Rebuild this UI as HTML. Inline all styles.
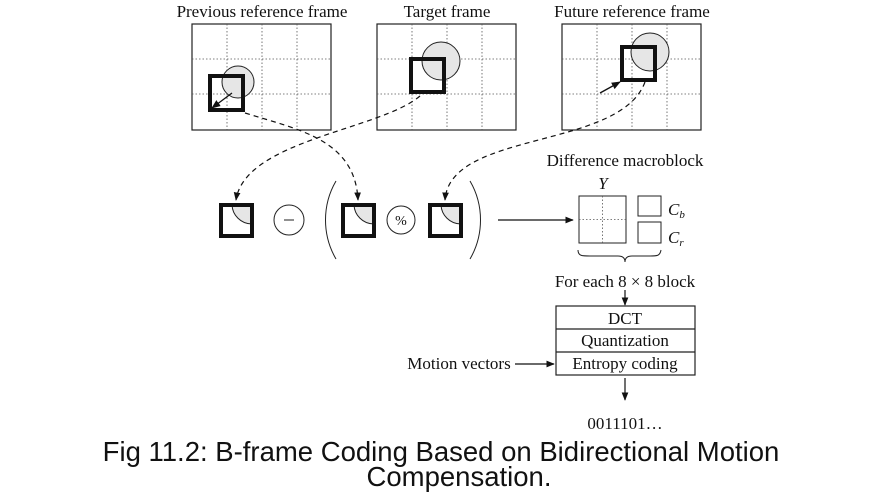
<!DOCTYPE html>
<html><head><meta charset="utf-8"><style>
html,body{margin:0;padding:0;background:#fff;width:879px;height:501px;overflow:hidden}
svg{display:block}
text{font-family:"Liberation Serif",serif;fill:#111}
</style></head><body>
<svg width="879" height="501" viewBox="0 0 879 501" xmlns="http://www.w3.org/2000/svg">
<defs>
<marker id="ah" viewBox="0 0 10 10" refX="9" refY="5" markerWidth="7" markerHeight="7" orient="auto-start-reverse"><path d="M0,1 L10,5 L0,9 z" fill="#111"/></marker>
<clipPath id="c1"><rect x="221" y="205" width="31" height="30"/></clipPath>
<clipPath id="c2"><rect x="343" y="205" width="31" height="30"/></clipPath>
<clipPath id="c3"><rect x="430" y="205" width="31" height="30"/></clipPath>
</defs>
<g font-size="17" text-anchor="middle">
<text x="262" y="17">Previous reference frame</text>
<text x="447" y="17">Target frame</text>
<text x="632" y="17">Future reference frame</text>
</g>
<g stroke="#222" fill="none">
<rect x="192" y="24" width="139" height="106" stroke-width="1.2"/>
<rect x="377" y="24" width="139" height="106" stroke-width="1.2"/>
<rect x="562" y="24" width="139" height="106" stroke-width="1.2"/>
<g stroke-dasharray="1.5,2" stroke-width="0.8" stroke="#555">
<path d="M227,24V130M262,24V130M297,24V130M192,59H331M192,94H331"/>
<path d="M412,24V130M447,24V130M482,24V130M377,59H516M377,94H516"/>
<path d="M597,24V130M632,24V130M667,24V130M562,59H701M562,94H701"/>
</g>
</g>
<circle cx="238" cy="82" r="16" fill="#e6e6e6" stroke="#222"/>
<rect x="210" y="76" width="33" height="34" fill="none" stroke="#111" stroke-width="4"/>
<line x1="232" y1="93" x2="212" y2="108" stroke="#111" stroke-width="1.3" marker-end="url(#ah)"/>
<circle cx="441" cy="61" r="19" fill="#e6e6e6" stroke="#222"/>
<rect x="411" y="59" width="33" height="33" fill="none" stroke="#111" stroke-width="4"/>
<circle cx="650" cy="52" r="19" fill="#e6e6e6" stroke="#222"/>
<rect x="622" y="47" width="33" height="33" fill="none" stroke="#111" stroke-width="4"/>
<line x1="600" y1="93" x2="620" y2="82" stroke="#111" stroke-width="1.3" marker-end="url(#ah)"/>
<g fill="none" stroke="#111" stroke-width="1.2" stroke-dasharray="5,4">
<path d="M245,113 C300,130 355,140 358,200" marker-end="url(#ah)"/>
<path d="M420,96 C380,130 245,140 236,200" marker-end="url(#ah)"/>
<path d="M645,82 C620,150 450,130 445,200" marker-end="url(#ah)"/>
</g>
<g stroke="#222" stroke-width="1">
<circle cx="252" cy="204" r="20" fill="#e6e6e6" clip-path="url(#c1)"/>
<circle cx="374" cy="204" r="20" fill="#e6e6e6" clip-path="url(#c2)"/>
<circle cx="461" cy="204" r="20" fill="#e6e6e6" clip-path="url(#c3)"/>
</g>
<g fill="none" stroke="#111" stroke-width="4">
<rect x="221" y="205" width="31" height="31"/>
<rect x="343" y="205" width="31" height="31"/>
<rect x="430" y="205" width="31" height="31"/>
</g>
<circle cx="289" cy="220" r="15" fill="none" stroke="#222"/>
<line x1="284" y1="220" x2="294" y2="220" stroke="#222"/>
<circle cx="401" cy="220" r="14" fill="none" stroke="#222"/>
<text x="401" y="225" font-size="14" text-anchor="middle">%</text>
<path d="M336,181 C322,205 322,235 336,259" fill="none" stroke="#222"/>
<path d="M470,181 C484,205 484,235 470,259" fill="none" stroke="#222"/>
<line x1="498" y1="220" x2="573" y2="220" stroke="#111" stroke-width="1.2" marker-end="url(#ah)"/>
<text x="625" y="166" font-size="17" text-anchor="middle">Difference macroblock</text>
<text x="603" y="189" font-size="17" font-style="italic" text-anchor="middle">Y</text>
<rect x="579" y="196" width="47" height="47" fill="none" stroke="#222"/>
<path d="M602.5,196V243M579,219.5H626" stroke="#555" stroke-width="0.8" stroke-dasharray="1.5,2"/>
<rect x="638" y="196" width="23" height="20" fill="none" stroke="#222"/>
<rect x="638" y="222" width="23" height="21" fill="none" stroke="#222"/>
<text x="668" y="215" font-size="17" font-style="italic">C<tspan font-size="11" dy="3">b</tspan></text>
<text x="668" y="243" font-size="17" font-style="italic">C<tspan font-size="11" dy="3">r</tspan></text>
<path d="M578,250 C578,256 582,256 590,256 L618,256 C623,256 625,258 625,262 C625,258 627,256 632,256 L650,256 C657,256 660,256 661,250" fill="none" stroke="#222"/>
<text x="625" y="287" font-size="17" text-anchor="middle">For each 8 × 8 block</text>
<line x1="625" y1="290" x2="625" y2="305" stroke="#111" stroke-width="1.2" marker-end="url(#ah)"/>
<g fill="none" stroke="#222" stroke-width="1.2">
<rect x="556" y="306" width="139" height="69"/>
<path d="M556,329H695M556,352H695"/>
</g>
<g font-size="17" text-anchor="middle">
<text x="625" y="324">DCT</text>
<text x="625" y="346">Quantization</text>
<text x="625" y="369">Entropy coding</text>
</g>
<text x="459" y="369" font-size="17" text-anchor="middle">Motion vectors</text>
<line x1="515" y1="364" x2="554" y2="364" stroke="#111" stroke-width="1.2" marker-end="url(#ah)"/>
<line x1="625" y1="378" x2="625" y2="400" stroke="#111" stroke-width="1.2" marker-end="url(#ah)"/>
<text x="625" y="429" font-size="17" text-anchor="middle">0011101…</text>
<g font-size="27.5" text-anchor="middle">
<text x="441" y="461" style="font-family:'Liberation Sans',sans-serif">Fig 11.2: B-frame Coding Based on Bidirectional Motion</text>
<text x="459" y="486" style="font-family:'Liberation Sans',sans-serif">Compensation.</text>
</g>
</svg>
</body></html>
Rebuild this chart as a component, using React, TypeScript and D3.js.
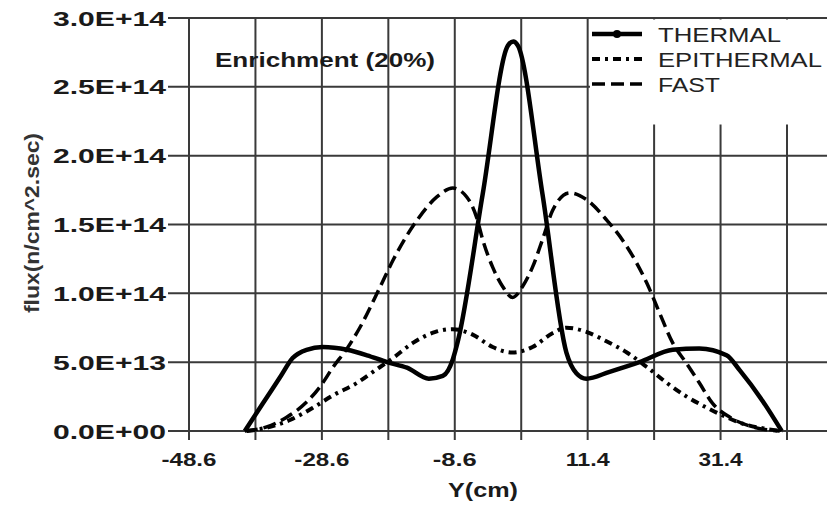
import * as d3 from "d3";

// flux in units of 1E+14 n/cm^2.sec, position in cm
const thermal: [number, number][] = [
  [-40.2, 0], [-37.5, 0.2], [-34.9, 0.39], [-33, 0.53], [-30.9, 0.59], [-28.5, 0.61],
  [-24.8, 0.59], [-21.8, 0.55], [-18.8, 0.5], [-15.8, 0.46], [-12.5, 0.38], [-10.4, 0.4],
  [-8.9, 0.52], [-8.1, 0.66], [-4.4, 1.72], [-0.6, 2.8], [0.2, 2.83], [0.9, 2.8],
  [4.6, 1.72], [8.2, 0.57], [9.7, 0.42], [11.2, 0.38], [14.7, 0.43], [19.2, 0.5],
  [24.2, 0.59], [28.2, 0.6], [32.3, 0.55], [34.3, 0.44], [37.7, 0.22], [40.6, 0],
];

const epithermal: [number, number][] = [
  [-39.9, 0], [-36.4, 0.03], [-33.4, 0.08], [-29.9, 0.17], [-26.9, 0.26], [-23.3, 0.35],
  [-20.9, 0.43], [-17.9, 0.53], [-14.9, 0.64], [-11.5, 0.72], [-8.9, 0.74], [-5.9, 0.7],
  [-2.9, 0.61], [0.1, 0.57], [3.1, 0.61], [6.1, 0.71], [8.2, 0.75], [11.2, 0.72],
  [14.3, 0.65], [17.3, 0.57], [20.3, 0.465], [23.3, 0.35], [26.3, 0.25], [29.3, 0.17],
  [32.3, 0.1], [35.3, 0.045], [38.3, 0.015], [40.7, 0],
];

const fast: [number, number][] = [
  [-40.2, 0], [-36.9, 0.03], [-33.9, 0.1], [-30.9, 0.21], [-28.9, 0.32], [-26.9, 0.465],
  [-24.8, 0.6], [-22.9, 0.75], [-19.9, 1.04], [-17.9, 1.24], [-14.3, 1.53], [-11.3, 1.7],
  [-8.9, 1.765], [-6.8, 1.7], [-5.3, 1.55], [-4.4, 1.39], [-2.9, 1.19], [-1.4, 1.05],
  [0.1, 0.97], [1.6, 1.05], [3.1, 1.19], [4.6, 1.39], [6.1, 1.6], [8.7, 1.73],
  [11.25, 1.68], [14.3, 1.53], [17.3, 1.34], [20.3, 1.075], [22.2, 0.86], [24.2, 0.64],
  [26.3, 0.49], [28.2, 0.35], [30.2, 0.2], [32.8, 0.1], [36.2, 0.03], [40.3, 0],
];

const xGrid = d3.range(10).map((i) => -48.6 + 10 * i);
const xLabels = [-48.6, -28.6, -8.6, 11.4, 31.4];
const yTicks = [0, 0.5, 1, 1.5, 2, 2.5, 3];

const legendItems = [
  { name: "THERMAL", dash: "none", w: 4.5, len: 123 },
  { name: "EPITHERMAL", dash: "8,5,3,5", w: 4, len: 164 },
  { name: "FAST", dash: "13,6", w: 3.5, len: 62 },
];

const fmtY = (v: number) =>
  d3.format(".1e")(v * 1e14).toUpperCase().replace(/E([+-])(\d)$/, "E$10$2");

export default function App() {
  const W = 827;
  const H = 508;
  const left = 189, right = 827, top = 18, bottom = 431;

  const x = d3.scaleLinear().domain([-48.6, 41.4]).range([left, 787]);
  const y = d3.scaleLinear().domain([0, 3]).range([bottom, top]);

  const line = d3
    .line<[number, number]>()
    .x((d) => x(d[0]))
    .y((d) => y(d[1]))
    .curve(d3.curveMonotoneX);

  const grid = "#3a3a3a";

  return (
    <svg
      width={W}
      height={H}
      style={{ position: "absolute", left: 0, top: 0, background: "#fff" }}
      fontFamily="Liberation Sans, Arial, sans-serif"
    >
      <rect width={W} height={H} fill="#fff" />

      {/* grid */}
      {yTicks.map((t) => (
        <line key={"h" + t} x1={168} x2={right} y1={y(t)} y2={y(t)} stroke={grid} strokeWidth={2} />
      ))}
      {xGrid.map((t) => (
        <line key={"v" + t} x1={x(t)} x2={x(t)} y1={top} y2={bottom + 9} stroke={grid} strokeWidth={2} />
      ))}

      {/* legend box covers part of the grid */}
      <rect x={590} y={top + 1.5} width={right - 590} height={105} fill="#fff" />

      {/* y tick labels */}
      {yTicks.map((t) => (
        <text
          key={"yl" + t}
          x={166}
          y={y(t)}
          dy="0.36em"
          textAnchor="end"
          fontSize={21}
          fontWeight="bold"
          fill="#1a1a1a"
          textLength={113}
          lengthAdjust="spacingAndGlyphs"
        >
          {fmtY(t)}
        </text>
      ))}

      {/* x tick labels */}
      {xLabels.map((t) => (
        <text
          key={"xl" + t}
          x={x(t)}
          y={466}
          textAnchor="middle"
          fontSize={18}
          fontWeight="bold"
          fill="#1a1a1a"
          textLength={String(t.toFixed(1)).length * 11}
          lengthAdjust="spacingAndGlyphs"
        >
          {t.toFixed(1)}
        </text>
      ))}

      <text
        x={483}
        y={497}
        textAnchor="middle"
        fontSize={21}
        fontWeight="bold"
        fill="#1a1a1a"
        textLength={70}
        lengthAdjust="spacingAndGlyphs"
      >
        Y(cm)
      </text>

      <text
        transform="translate(39,223) rotate(-90)"
        textAnchor="middle"
        fontSize={20}
        fontWeight="bold"
        fill="#333"
        textLength={180}
        lengthAdjust="spacingAndGlyphs"
      >
        flux(n/cm^2.sec)
      </text>

      <text
        x={215}
        y={67}
        fontSize={20}
        fontWeight="bold"
        fill="#1a1a1a"
        textLength={220}
        lengthAdjust="spacingAndGlyphs"
      >
        Enrichment (20%)
      </text>

      {/* curves */}
      <path d={line(fast) || ""} fill="none" stroke="#000" strokeWidth={3.5} strokeDasharray="13,6" />
      <path d={line(epithermal) || ""} fill="none" stroke="#000" strokeWidth={4} strokeDasharray="8,5,3,5" />
      <path d={line(thermal) || ""} fill="none" stroke="#000" strokeWidth={4.5} strokeLinejoin="round" />

      {/* legend */}
      {legendItems.map((d, i) => {
        const ly = 34 + i * 25;
        return (
          <g key={d.name}>
            <line x1={592} x2={642} y1={ly} y2={ly} stroke="#000" strokeWidth={d.w} strokeDasharray={d.dash} />
            {i === 0 && <circle cx={617} cy={ly} r={4} fill="#000" />}
            <text
              x={658}
              y={ly}
              dy="0.36em"
              fontSize={21}
              fill="#222"
              textLength={d.len}
              lengthAdjust="spacingAndGlyphs"
            >
              {d.name}
            </text>
          </g>
        );
      })}
    </svg>
  );
}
——
*Required work*: Repeat the lines between those holding "Rebuild this chart" and "import * as", inclusive. Pictures stay out.

*Solution to this task*:
Rebuild this chart as a component, using React, TypeScript and D3.js.
import * as d3 from "d3";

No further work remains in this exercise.